Dr. Armistead Wellford featured on Fox San Antonio about heart attack symptoms for womenAug 9, 2023
SAN ANTONIO - Heart disease is known to be a silent killer. One local heart attack survivor is raising awareness on the one warning sign she said saved her life.
"It's definitely a healthier lifestyle. I definitely eat a lot better. I have a better diet," said Juanita Sawchak, 53.
She has been going to the Health Link Rehab Center at North Central Baptist Hospital for the last four months.
According to the American Heart Association, cardiovascular disease is the number one killer of women, causing one in three deaths yearly.
"I'm more active now. Without the support here. I don't think I would know how to get myself back," said Sawchack.
In October of 2022, the mother of two experienced the unimaginable. She said It all started with a sharp pinch in her arm.
"I woke up; my arm was hurting. I took some ibuprofen and went back to sleep."
Sawchak said she didn't think anything of the pain until it came back a few hours later when she went to work.
"I thought that it was odd that it came back just right here. I went online and started self-diagnosing myself.
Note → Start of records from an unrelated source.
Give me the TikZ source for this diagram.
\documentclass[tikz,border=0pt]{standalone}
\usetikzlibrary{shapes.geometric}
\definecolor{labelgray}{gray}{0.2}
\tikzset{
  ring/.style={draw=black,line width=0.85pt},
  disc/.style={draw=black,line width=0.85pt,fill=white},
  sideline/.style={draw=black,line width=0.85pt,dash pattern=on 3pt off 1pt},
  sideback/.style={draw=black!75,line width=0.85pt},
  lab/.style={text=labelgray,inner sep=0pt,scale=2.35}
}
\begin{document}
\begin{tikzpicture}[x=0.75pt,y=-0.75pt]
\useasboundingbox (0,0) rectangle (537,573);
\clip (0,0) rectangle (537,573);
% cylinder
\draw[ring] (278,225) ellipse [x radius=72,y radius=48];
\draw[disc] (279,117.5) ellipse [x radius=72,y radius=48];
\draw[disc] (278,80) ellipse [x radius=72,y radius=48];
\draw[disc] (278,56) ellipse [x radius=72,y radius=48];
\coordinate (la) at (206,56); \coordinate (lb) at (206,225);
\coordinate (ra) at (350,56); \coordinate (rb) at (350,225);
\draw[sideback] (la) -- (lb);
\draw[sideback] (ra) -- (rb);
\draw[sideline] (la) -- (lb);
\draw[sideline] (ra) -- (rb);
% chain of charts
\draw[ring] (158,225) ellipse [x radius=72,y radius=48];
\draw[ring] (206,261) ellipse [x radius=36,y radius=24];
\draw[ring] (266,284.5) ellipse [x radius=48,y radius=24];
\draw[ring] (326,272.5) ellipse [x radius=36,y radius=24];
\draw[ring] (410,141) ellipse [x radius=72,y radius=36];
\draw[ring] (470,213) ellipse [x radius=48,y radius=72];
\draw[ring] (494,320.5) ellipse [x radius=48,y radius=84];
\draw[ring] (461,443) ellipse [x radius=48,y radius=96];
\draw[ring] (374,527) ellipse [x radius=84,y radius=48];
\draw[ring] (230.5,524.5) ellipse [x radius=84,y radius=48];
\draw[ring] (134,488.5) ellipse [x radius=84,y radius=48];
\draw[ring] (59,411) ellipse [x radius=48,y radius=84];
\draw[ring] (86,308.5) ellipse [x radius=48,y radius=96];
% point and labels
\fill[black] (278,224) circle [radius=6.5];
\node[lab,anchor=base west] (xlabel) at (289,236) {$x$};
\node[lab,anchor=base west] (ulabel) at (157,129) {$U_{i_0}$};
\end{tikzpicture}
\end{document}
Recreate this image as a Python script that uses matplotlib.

And it said, go to an ER, possible heart issues."
She ended up driving herself to North Central Baptist Hospital. Moments later, she was in the emergency room.
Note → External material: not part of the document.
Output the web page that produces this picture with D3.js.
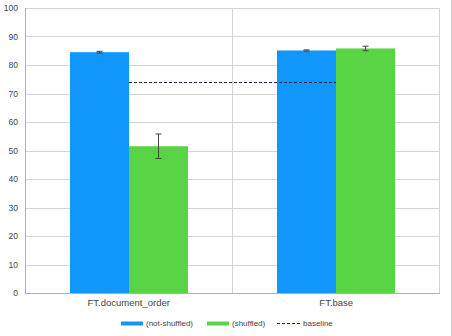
<!DOCTYPE html>
<html>
<head>
<meta charset="utf-8">
<script src="https://cdn.jsdelivr.net/npm/d3@7"></script>
<style>
  body { margin: 0; background: #fff; }
  svg { display: block; font-family: "Liberation Sans", Arial, sans-serif; }
</style>
</head>
<body>
<div id="graph"></div>
<script>
// data
const categories = ['FT.document_order', 'FT.base'];
const seriesNames = ['(not-shuffled)', '(shuffled)'];
const notShuffled = [84.5, 85.1];
const notShuffledErr = [0.3, 0.2];
const shuffled = [51.5, 85.8];
const shuffledErr = [4.3, 0.8];
const baseline = [74.1, 74.1];
const yTicks = [0, 10, 20, 30, 40, 50, 60, 70, 80, 90, 100];

const colors = ['#1196fa', '#58d444'];

let margin = { top: 8, right: 12, bottom: 43, left: 25 },
  width = 452 - margin.left - margin.right,
  height = 336 - margin.top - margin.bottom;

let svg = d3.select('#graph').append('svg')
  .attr('width', 452)
  .attr('height', 336);

// outer right edge line
svg.append('line')
  .attr('x1', 451.5).attr('x2', 451.5)
  .attr('y1', 0).attr('y2', 336)
  .attr('stroke', '#d0d0d0');

let vis = svg.append('g')
  .attr('transform', 'translate(' + margin.left + ',' + margin.top + ')');

let xScale = d3.scaleBand().domain(categories).range([0, width]);
let yScale = d3.scaleLinear().domain([0, 100]).range([height, 0]);
let barW = Math.round(xScale.bandwidth() * 0.284);

// grid
vis.selectAll('.grid')
  .data(yTicks.filter((d) => d > 0))
  .join('line')
  .attr('x1', 0).attr('x2', width)
  .attr('y1', (d) => Math.round(yScale(d)) + 0.5)
  .attr('y2', (d) => Math.round(yScale(d)) + 0.5)
  .attr('stroke', '#d3d3d3');

// right border + category divider
vis.selectAll('.vgrid')
  .data([xScale.bandwidth(), width])
  .join('line')
  .attr('x1', (d) => Math.round(d) - 0.5).attr('x2', (d) => Math.round(d) - 0.5)
  .attr('y1', 0).attr('y2', height)
  .attr('stroke', '#d3d3d3');

// bars
let series = [notShuffled, shuffled];
let errs = [notShuffledErr, shuffledErr];
series.forEach((vals, s) => {
  let xPos = (i) => Math.round(xScale(categories[i]) + xScale.bandwidth() / 2) + (s - 1) * barW;
  vis.selectAll('.bar' + s)
    .data(vals)
    .join('rect')
    .attr('x', (d, i) => xPos(i))
    .attr('y', (d) => yScale(d))
    .attr('width', barW)
    .attr('height', (d) => height - yScale(d))
    .attr('fill', colors[s]);

  // error bars
  let eg = vis.selectAll('.err' + s)
    .data(vals)
    .join('g')
    .attr('stroke', '#444')
    .attr('stroke-width', 1);
  let cx = (i) => xPos(i) + Math.floor(barW / 2) + 0.5;
  eg.append('line')
    .attr('x1', (d, i) => cx(i))
    .attr('x2', (d, i) => cx(i))
    .attr('y1', (d, i) => yScale(d + errs[s][i]))
    .attr('y2', (d, i) => yScale(d - errs[s][i]));
  eg.append('line')
    .attr('x1', (d, i) => cx(i) - 3)
    .attr('x2', (d, i) => cx(i) + 3)
    .attr('y1', (d, i) => yScale(d + errs[s][i]))
    .attr('y2', (d, i) => yScale(d + errs[s][i]));
  eg.append('line')
    .attr('x1', (d, i) => cx(i) - 3)
    .attr('x2', (d, i) => cx(i) + 3)
    .attr('y1', (d, i) => yScale(d - errs[s][i]))
    .attr('y2', (d, i) => yScale(d - errs[s][i]));
});

// baseline
let line = d3.line()
  .x((d, i) => Math.round(xScale(categories[i]) + xScale.bandwidth() / 2))
  .y((d) => Math.round(yScale(d)) + 0.5);
vis.append('path')
  .datum(baseline)
  .attr('d', line)
  .attr('fill', 'none')
  .attr('stroke', '#1a1f4a')
  .attr('stroke-width', 1)
  .attr('stroke-dasharray', '3,2');

// axes
vis.append('line')
  .attr('x1', 0.5).attr('x2', 0.5)
  .attr('y1', 0).attr('y2', height)
  .attr('stroke', '#b0b0b0');
vis.append('line')
  .attr('x1', 0).attr('x2', width)
  .attr('y1', height + 0.5).attr('y2', height + 0.5)
  .attr('stroke', '#b0b0b0');

vis.selectAll('.ytick')
  .data(yTicks)
  .join('text')
  .attr('x', -7)
  .attr('y', (d) => yScale(d) + 3)
  .attr('text-anchor', 'end')
  .attr('font-size', 8.5)
  .attr('fill', '#444')
  .text((d) => d);

vis.selectAll('.xtick')
  .data(categories)
  .join('text')
  .attr('x', (d) => xScale(d) + xScale.bandwidth() / 2)
  .attr('y', height + 13)
  .attr('text-anchor', 'middle')
  .attr('font-size', 9.5)
  .attr('fill', '#444')
  .text((d) => d);

// legend
let legendItems = [
  { name: seriesNames[0], type: 'bar', color: colors[0], x: 121 },
  { name: seriesNames[1], type: 'bar', color: colors[1], x: 207 },
  { name: 'baseline', type: 'line', color: '#1a1f4a', x: 277 }
];
let lg = svg.append('g').selectAll('g')
  .data(legendItems)
  .join('g')
  .attr('transform', (d) => 'translate(' + d.x + ',323)');
lg.filter((d) => d.type === 'bar').append('rect')
  .attr('x', 0).attr('y', -1.5)
  .attr('width', 22).attr('height', 4)
  .attr('fill', (d) => d.color);
lg.filter((d) => d.type === 'line').append('line')
  .attr('x1', 0).attr('x2', 23)
  .attr('y1', 0.5).attr('y2', 0.5)
  .attr('stroke', (d) => d.color)
  .attr('stroke-dasharray', '3,2');
lg.append('text')
  .attr('x', (d) => (d.type === 'bar' ? 25 : 26))
  .attr('y', 3)
  .attr('font-size', 8)
  .attr('fill', '#444')
  .text((d) => d.name);
</script>
</body>
</html>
"They said immediately, you're having an act of heart attack right now. The next thing I know, I'm having a stent put in," explained Sawchack.
It's now awareness the San Antonio mother is sharing.
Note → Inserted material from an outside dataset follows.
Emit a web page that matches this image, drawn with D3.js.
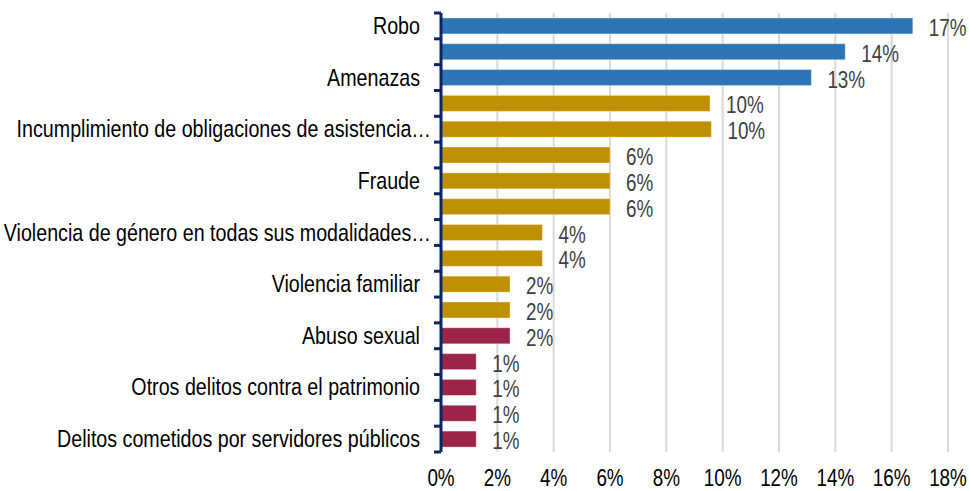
<!DOCTYPE html>
<html>
<head>
<meta charset="UTF-8">
<title>Delitos</title>
<script src="https://d3js.org/d3.v7.min.js"></script>
<style>
  body { margin: 0; background: #fff; }
  svg text { font-family: "Liberation Sans", Arial, sans-serif; }
</style>
</head>
<body>
<div id="chart"></div>
<script>
// categories, top to bottom (only every other label is shown in the original)
const categories = [
  "Robo", "", "Amenazas", "", "Incumplimiento de obligaciones de asistencia…", "",
  "Fraude", "", "Violencia de género en todas sus modalidades…", "",
  "Violencia familiar", "", "Abuso sexual", "", "Otros delitos contra el patrimonio", "",
  "Delitos cometidos por servidores públicos"
];
const values = [16.75, 14.35, 13.15, 9.55, 9.6, 6.0, 6.0, 6.0, 3.6, 3.6, 2.45, 2.45, 2.45, 1.25, 1.25, 1.25, 1.25];
const valueLabels = ["17%", "14%", "13%", "10%", "10%", "6%", "6%", "6%", "4%", "4%", "2%", "2%", "2%", "1%", "1%", "1%", "1%"];
const groups = ["a", "a", "a", "b", "b", "b", "b", "b", "b", "b", "b", "b", "c", "c", "c", "c", "c"];
const xTicks = [0, 2, 4, 6, 8, 10, 12, 14, 16, 18];

const colors = { a: "#2e75b6", b: "#bf9000", c: "#9b2447" };
const narrow = 0.82; // fake a condensed face, no narrow font installed

const W = 969, H = 491;
const margin = { top: 13, right: 21, bottom: 39, left: 441 };
const width = W - margin.left - margin.right;
const height = H - margin.top - margin.bottom;

const svg = d3.select("#chart").append("svg")
  .attr("width", W).attr("height", H);
const g = svg.append("g").attr("transform", `translate(${margin.left},${margin.top})`);

const x = d3.scaleLinear().domain([0, 18]).range([0, width]);
const y = d3.scaleBand().domain(d3.range(categories.length)).range([0, height]).paddingInner(0.38).paddingOuter(0.19);
const band = height / categories.length;

// gridlines
g.selectAll(".grid").data(xTicks.slice(1)).join("line")
  .attr("x1", d => x(d)).attr("x2", d => x(d))
  .attr("y1", 0).attr("y2", height)
  .attr("stroke", "#d9d9d9").attr("stroke-width", 2);

// x tick labels
g.selectAll(".xt").data(xTicks).join("text")
  .attr("transform", d => `translate(${x(d)},${height + 34}) scale(${narrow},1)`)
  .attr("text-anchor", "middle")
  .attr("font-size", 23).attr("fill", "#000")
  .text(d => d + "%");

// bars
g.selectAll(".bar").data(values).join("rect")
  .attr("x", 0).attr("y", (d, i) => y(i))
  .attr("width", d => x(d)).attr("height", y.bandwidth())
  .attr("fill", (d, i) => colors[groups[i]])
  .attr("stroke", "#ffffff").attr("stroke-opacity", 0.35).attr("stroke-width", 1);

// value labels
g.selectAll(".vl").data(values).join("text")
  .attr("transform", (d, i) => `translate(${x(d) + 16},${y(i) + y.bandwidth() / 2 + 10}) scale(${narrow},1)`)
  .attr("font-size", 23).attr("fill", "#404040")
  .text((d, i) => valueLabels[i]);

// category labels
g.selectAll(".cl").data(categories).join("text")
  .attr("transform", (d, i) => `translate(${d.endsWith("…") ? -10 : -21},${y(i) + y.bandwidth() / 2 + 8}) scale(${narrow},1)`)
  .attr("text-anchor", "end")
  .attr("font-size", 24).attr("fill", "#000")
  .text(d => d);

// y axis line with ticks between categories
const axisColor = "#0c2461";
g.append("line").attr("x1", 0).attr("x2", 0).attr("y1", 0).attr("y2", height)
  .attr("stroke", axisColor).attr("stroke-width", 3);
g.selectAll(".yt").data(d3.range(categories.length + 1)).join("line")
  .attr("x1", -7).attr("x2", 0)
  .attr("y1", d => d * band).attr("y2", d => d * band)
  .attr("stroke", axisColor).attr("stroke-width", 3);
</script>
</body>
</html>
"It has been a very educational experience for me."
She wants women to know heart attack symptoms differ between men and women.
"Women are a little more subtle. Associated symptoms play a larger role, shortness of breath, maybe some nausea, diaphoresis, or sweating. One of the standing jokes is you have pain between your nose and your navel," said Dr. Landon Wellford, Cardiologist with Baptist Health System
The consequences could be deadly if someone doesn't get help, and knowing heart disease risk factors is critical.
"Going to your doctor, watching your blood pressure watching your cholesterol is huge. Watching your weight, exercising. And don't smoke, don't smoke. That is such a big risk factor.," added Dr. Wellford.
Sawchak said she's grateful she listened to her body and didn't dismiss her arm pain. It ultimately saved her life.
"Don't be afraid because the fear of the heart attack was enough. But the fear of going back to being healthy and being able to have that second chance and take advantage of it."